US Empire of Bases Grows

• www.antiwar.com

It was Jan. 15, 2004, and TomDispatch had only been in existence for a year when Chalmers Johnson, author of the prophetic book Blowback (published in 2000 and a bestseller after the 9/11 attacks), did a piece for this site titled “America’s Empire of Bases.” He wrote then: “Due to government secrecy, our citizens are often ignorant of the fact that our garrisons encircle the planet. This vast network of American bases on every continent except Antarctica actually constitutes a new form of empire — an empire of bases with its own geography not likely to be taught in any high school geography class. Without grasping the dimensions of this globe-girdling Baseworld, one can’t begin to understand the size and nature of our imperial aspirations or the degree to which a new kind of militarism is undermining our constitutional order.”

It was a benchmark essay for TomDispatch and a theme — the unprecedented way Washington was garrisoning the planet — that Johnson would return to repeatedlyand that others of us would take up.

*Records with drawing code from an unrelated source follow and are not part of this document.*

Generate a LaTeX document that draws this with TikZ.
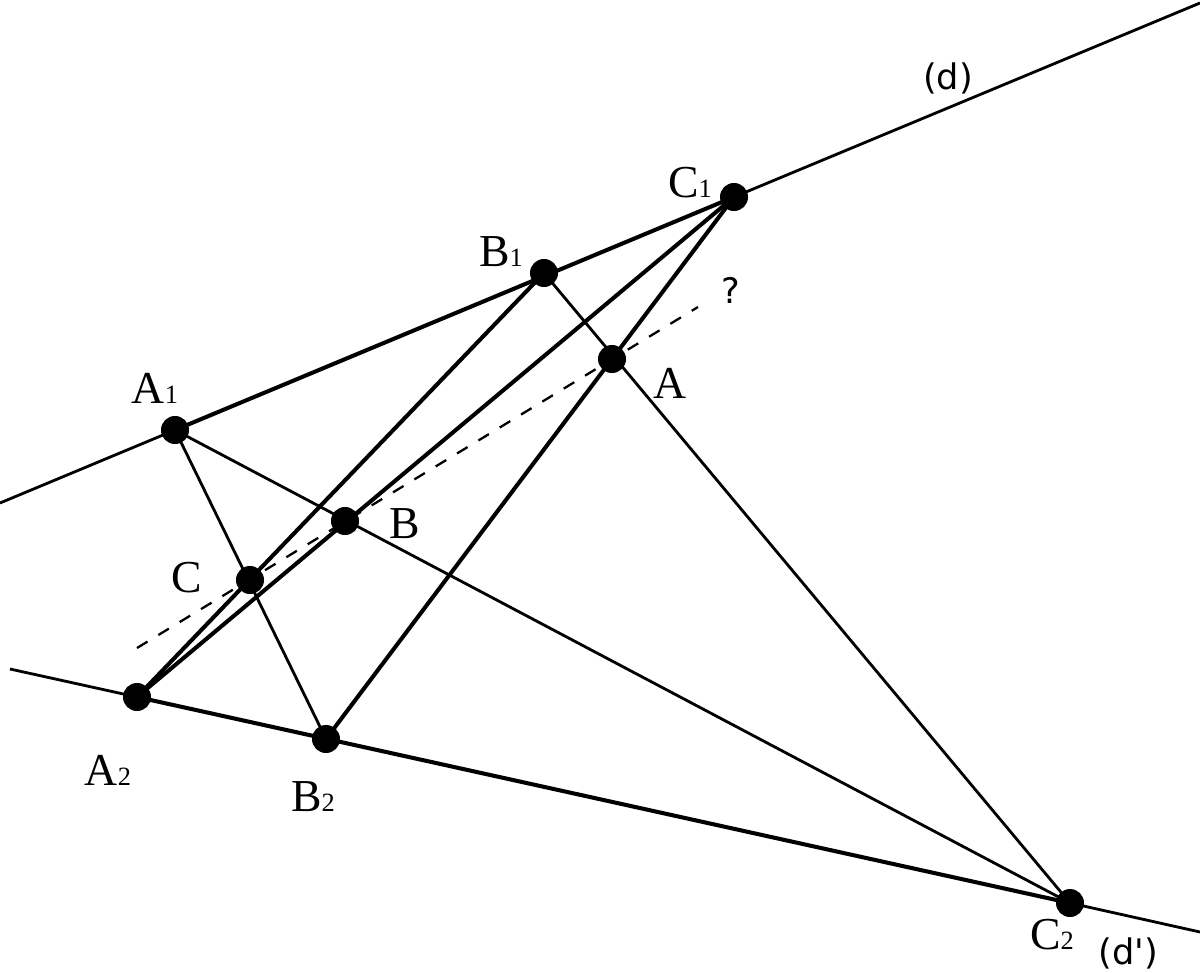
\documentclass[tikz,border=0pt]{standalone}
\usepackage{fontspec}
\setmainfont{Liberation Serif}
\newfontfamily\linefont{DejaVu Sans}
\tikzset{
  dot/.style={circle, fill, inner sep=0pt, minimum size=0.28cm},
  lbl/.style={inner sep=0pt, font=\fontsize{13}{15}\selectfont},
  linelbl/.style={inner sep=0pt, font=\linefont\fontsize{10}{12}\selectfont},
  thin line/.style={line width=0.8pt},
  thick line/.style={line width=1.15pt}
}
\newcommand{\sub}[1]{{\fontsize{7.5}{8}\selectfont #1}}
\begin{document}
\begin{tikzpicture}[x=0.01cm, y=-0.01cm]
\useasboundingbox (0,0) rectangle (1200,973);
\coordinate (A1) at (175,430);
\coordinate (B1) at (544,273);
\coordinate (C1) at (734,197);
\coordinate (A) at (612,359);
\coordinate (B) at (345,521);
\coordinate (C) at (250,580);
\coordinate (A2) at (137,697);
\coordinate (B2) at (326,739);
\coordinate (C2) at (1070,903);
\coordinate (dL) at (0,503);
\coordinate (dR) at (1200,3);
\coordinate (eL) at (10,669);
\coordinate (eR) at (1200,932);
\coordinate (qL) at (137,648);
\coordinate (qR) at (698,307);
\draw[thin line](dL) -- (A1);
\draw[thick line](A1) -- (C1);
\draw[thin line](C1) -- (dR);
\draw[thin line](eL) -- (A2);
\draw[thick line](A2) -- (C2);
\draw[thin line](C2) -- (eR);
\draw[thin line](A1) -- (C2);
\draw[thin line](A1) -- (B2);
\draw[thin line](B1) -- (C2);
\draw[thick line](C1) -- (A2);
\draw[thick line](B1) -- (A2);
\draw[thick line](C1) -- (B2);
\draw[line width=0.65pt, dash pattern=on 3.5pt off 3.6pt](qL) -- (qR);
\foreach \p in {A1,B1,C1,A,B,C,A2,B2,C2}
  \node[dot] (dot\p) at (\p) {};
\node[lbl] (lA1) at (155,388) {A\sub{1}};
\node[lbl] (lB1) at (501,252) {B\sub{1}};
\node[lbl] (lC1) at (690,183) {C\sub{1}};
\node[lbl] (lA) at (670,383) {A};
\node[lbl] (lB) at (405,524) {B};
\node[lbl] (lC) at (187,578) {C};
\node[lbl] (lA2) at (108,770) {A\sub{2}};
\node[lbl] (lB2) at (313,797) {B\sub{2}};
\node[lbl] (lC2) at (1052,935) {C\sub{2}};
\node[linelbl] (ld) at (948,78) {(d)};
\node[linelbl] (le) at (1128,953) {(d')};
\node[linelbl] (lq) at (731,290) {?};
\end{tikzpicture}
\end{document}
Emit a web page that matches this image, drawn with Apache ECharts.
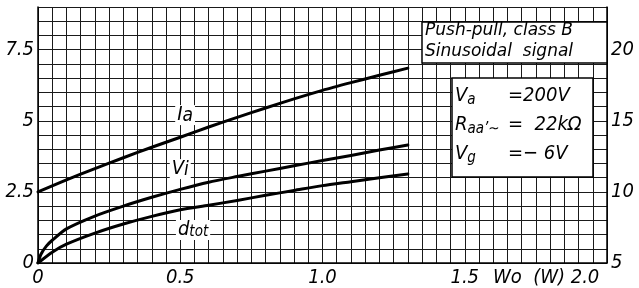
<!DOCTYPE html>
<html><head><meta charset="utf-8">
<script src="https://cdn.jsdelivr.net/npm/echarts@6/dist/echarts.min.js"></script>
<style>html,body{margin:0;padding:0;background:#fff}#c{width:639px;height:288px}</style>
</head><body><div id="c"></div>
<script>
// ---- data ----
const xTicks = [0, 0.5, 1.0, 1.5, 2.0];
const xTickLabels = ['0', '0.5', '1.0', '1.5', '2.0'];
const leftTicks = [0, 2.5, 5, 7.5];
const leftTickLabels = ['0', '2.5', '5', '7.5'];
const rightTicks = [5, 10, 15, 20];
const rightTickLabels = ['5', '10', '15', '20'];

const iaX = [0, 0.1, 0.2, 0.3, 0.4, 0.5, 0.6, 0.7, 0.8, 0.9, 1.0, 1.1, 1.2, 1.3];
const iaY = [2.5, 2.92, 3.32, 3.7, 4.07, 4.42, 4.78, 5.12, 5.45, 5.77, 6.07, 6.34, 6.6, 6.85];

const viX = [0, 0.01, 0.03, 0.05, 0.1, 0.2, 0.3, 0.4, 0.5, 0.6, 0.7, 0.8, 0.9, 1.0, 1.1, 1.2, 1.3];
const viY = [0, 0.3, 0.6, 0.8, 1.2, 1.65, 2.0, 2.31, 2.59, 2.84, 3.04, 3.23, 3.42, 3.6, 3.78, 3.97, 4.15];

const dX = [0, 0.05, 0.1, 0.2, 0.3, 0.4, 0.5, 0.6, 0.7, 0.8, 0.9, 1.0, 1.1, 1.2, 1.3];
const dY = [0, 0.38, 0.66, 1.05, 1.37, 1.64, 1.87, 2.03, 2.2, 2.38, 2.55, 2.72, 2.86, 3.0, 3.13];

// curve label anchors (data space)
const curveLabels = [
  {text: 'I{s|a}', x: 0.517, y: 5.2},
  {text: 'V{s|i}', x: 0.5, y: 3.3},
  {text: 'd{t|tot}', x: 0.545, y: 1.16}
];

const zip = (xs, ys) => xs.map((x, i) => [x, ys[i]]);
const FONT = 'DejaVu Sans Condensed';
const chart = echarts.init(document.getElementById('c'), null, {renderer: 'canvas'});
const gridLine = {show: true, lineStyle: {color: '#1a1a1a', width: 1}};
const curve = (name, d) => ({
  name, type: 'line', data: d, symbol: 'none', smooth: 0.25,
  lineStyle: {color: '#000', width: 3, cap: 'round', join: 'round'}, z: 5, animation: false
});

chart.setOption({
  animation: false,
  backgroundColor: '#fff',
  grid: {left: 38, right: 32, top: 7, bottom: 24},
  xAxis: {
    type: 'value', min: 0, max: 2, interval: 0.05,
    axisLine: {show: true, lineStyle: {color: '#000', width: 1.5}},
    axisTick: {show: false},
    splitLine: gridLine,
    axisLabel: {
      customValues: xTicks, margin: 5, color: '#000',
      fontFamily: FONT, fontStyle: 'italic', fontSize: 20,
      formatter: (v) => {
        const i = xTicks.findIndex(t => Math.abs(t - v) < 1e-6);
        if (i < 0) return '';
        return i === xTicks.length - 1 ? '{r|' + xTickLabels[i] + '}' : xTickLabels[i];
      },
      rich: {r: {fontFamily: FONT, fontStyle: 'italic', fontSize: 20, color: '#000', padding: [0, 44, 0, 0]}}
    }
  },
  yAxis: [{
    type: 'value', min: 0, max: 9, interval: 0.5,
    axisLine: {show: true, lineStyle: {color: '#000', width: 1.5}},
    axisTick: {show: false},
    splitLine: gridLine,
    axisLabel: {
      customValues: leftTicks, margin: 4, color: '#000',
      fontFamily: FONT, fontStyle: 'italic', fontSize: 20,
      formatter: (v) => {
        const i = leftTicks.findIndex(t => Math.abs(t - v) < 1e-6);
        return i < 0 ? '' : leftTickLabels[i];
      }
    }
  }, {
    type: 'value', min: 5, max: 23, interval: 5, position: 'right', alignTicks: false,
    axisLine: {show: true, lineStyle: {color: '#000', width: 1.5}},
    axisTick: {show: false},
    splitLine: {show: false},
    axisLabel: {
      customValues: rightTicks, margin: 4, color: '#000',
      fontFamily: FONT, fontStyle: 'italic', fontSize: 20,
      formatter: (v) => {
        const i = rightTicks.findIndex(t => Math.abs(t - v) < 1e-6);
        return i < 0 ? '' : rightTickLabels[i];
      }
    }
  }],
  series: [curve('Ia', zip(iaX, iaY)), curve('Vi', zip(viX, viY)), curve('dtot', zip(dX, dY))]
});

// annotations
const g = [];
const toPx = (x, y) => chart.convertToPixel({gridIndex: 0}, [x, y]);
const labelRich = {
  s: {fontFamily: FONT, fontStyle: 'italic', fontSize: 19, color: '#000', verticalAlign: 'bottom'},
  t: {fontFamily: FONT, fontStyle: 'italic', fontSize: 15, color: '#000', padding: [4, 0, 0, 0]}
};
curveLabels.forEach(l => {
  const p = toPx(l.x, l.y);
  g.push({type: 'text', x: p[0], y: p[1], z: 20, style: {
    text: l.text, fill: '#000', font: 'italic 20px "' + FONT + '"',
    align: 'center', verticalAlign: 'middle', backgroundColor: '#fff', padding: [0, 2], rich: labelRich
  }});
});

const BF = 'italic 17px "DejaVu Sans"';
g.push({type: 'rect', z: 20, shape: {x: 422, y: 22, width: 185, height: 41}, style: {fill: '#fff', stroke: '#000', lineWidth: 1.5}});
g.push({type: 'text', z: 21, x: 425, y: 31, style: {text: 'Push-pull, class B', font: BF, fill: '#000', verticalAlign: 'middle'}});
g.push({type: 'text', z: 21, x: 425, y: 52, style: {text: 'Sinusoidal  signal', font: BF, fill: '#000', verticalAlign: 'middle'}});

g.push({type: 'rect', z: 20, shape: {x: 452, y: 78, width: 141, height: 99}, style: {fill: '#fff', stroke: '#000', lineWidth: 1.5}});
const PF = 'italic 20px "' + FONT + '"';
const prich = {sub: {fontFamily: FONT, fontStyle: 'italic', fontSize: 15, color: '#000', padding: [8, 0, 0, 0]}};
const params = [
  {a: 'V{sub|a}', b: '=200V', y: 96},
  {a: 'R{sub|aa\u2019\u223C}', b: '=  22k\u03A9', y: 125},
  {a: 'V{sub|g}', b: '=\u2212 6V', y: 154}
];
params.forEach(p => {
  g.push({type: 'text', z: 21, x: 455, y: p.y, style: {text: p.a, font: PF, fill: '#000', verticalAlign: 'middle', rich: prich}});
  g.push({type: 'text', z: 21, x: 508, y: p.y, style: {text: p.b, font: PF, fill: '#000', verticalAlign: 'middle'}});
});
g.push({type: 'text', z: 21, x: 493, y: 278, style: {text: 'Wo  (W)', font: PF, fill: '#000', verticalAlign: 'middle'}});

chart.setOption({graphic: g});
</script></body></html>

This mattered because, despite the crucial role that Washington’s empire of bases played in the American way of war and its dreams of global dominance, bases were then, and remain today, a phenomenon largely ignored in the mainstream media.

In 2004, the Pentagon was, for instance, already building the first of its 505 bases, the biggest among them meant to be “enduring,” in Iraq — American ziggurats, I called them at the time. Some of these were large enough to qualify as full-scale American towns, with PXs, fire departments, bus routes, the usual range of fast-food joints, Internet cafes, and the like — and yet it was the rare American reporter who saw a story of any sort in them, even when visiting one of them. The same was true in Afghanistan, where the U.S. was building (and is still upgrading) 400 or more bases. No one even bothered to try to count them up until Nick Turse did so in February 2010 for this site. (Ann Jones took TomDispatch readers onto one of them in August of that same year.)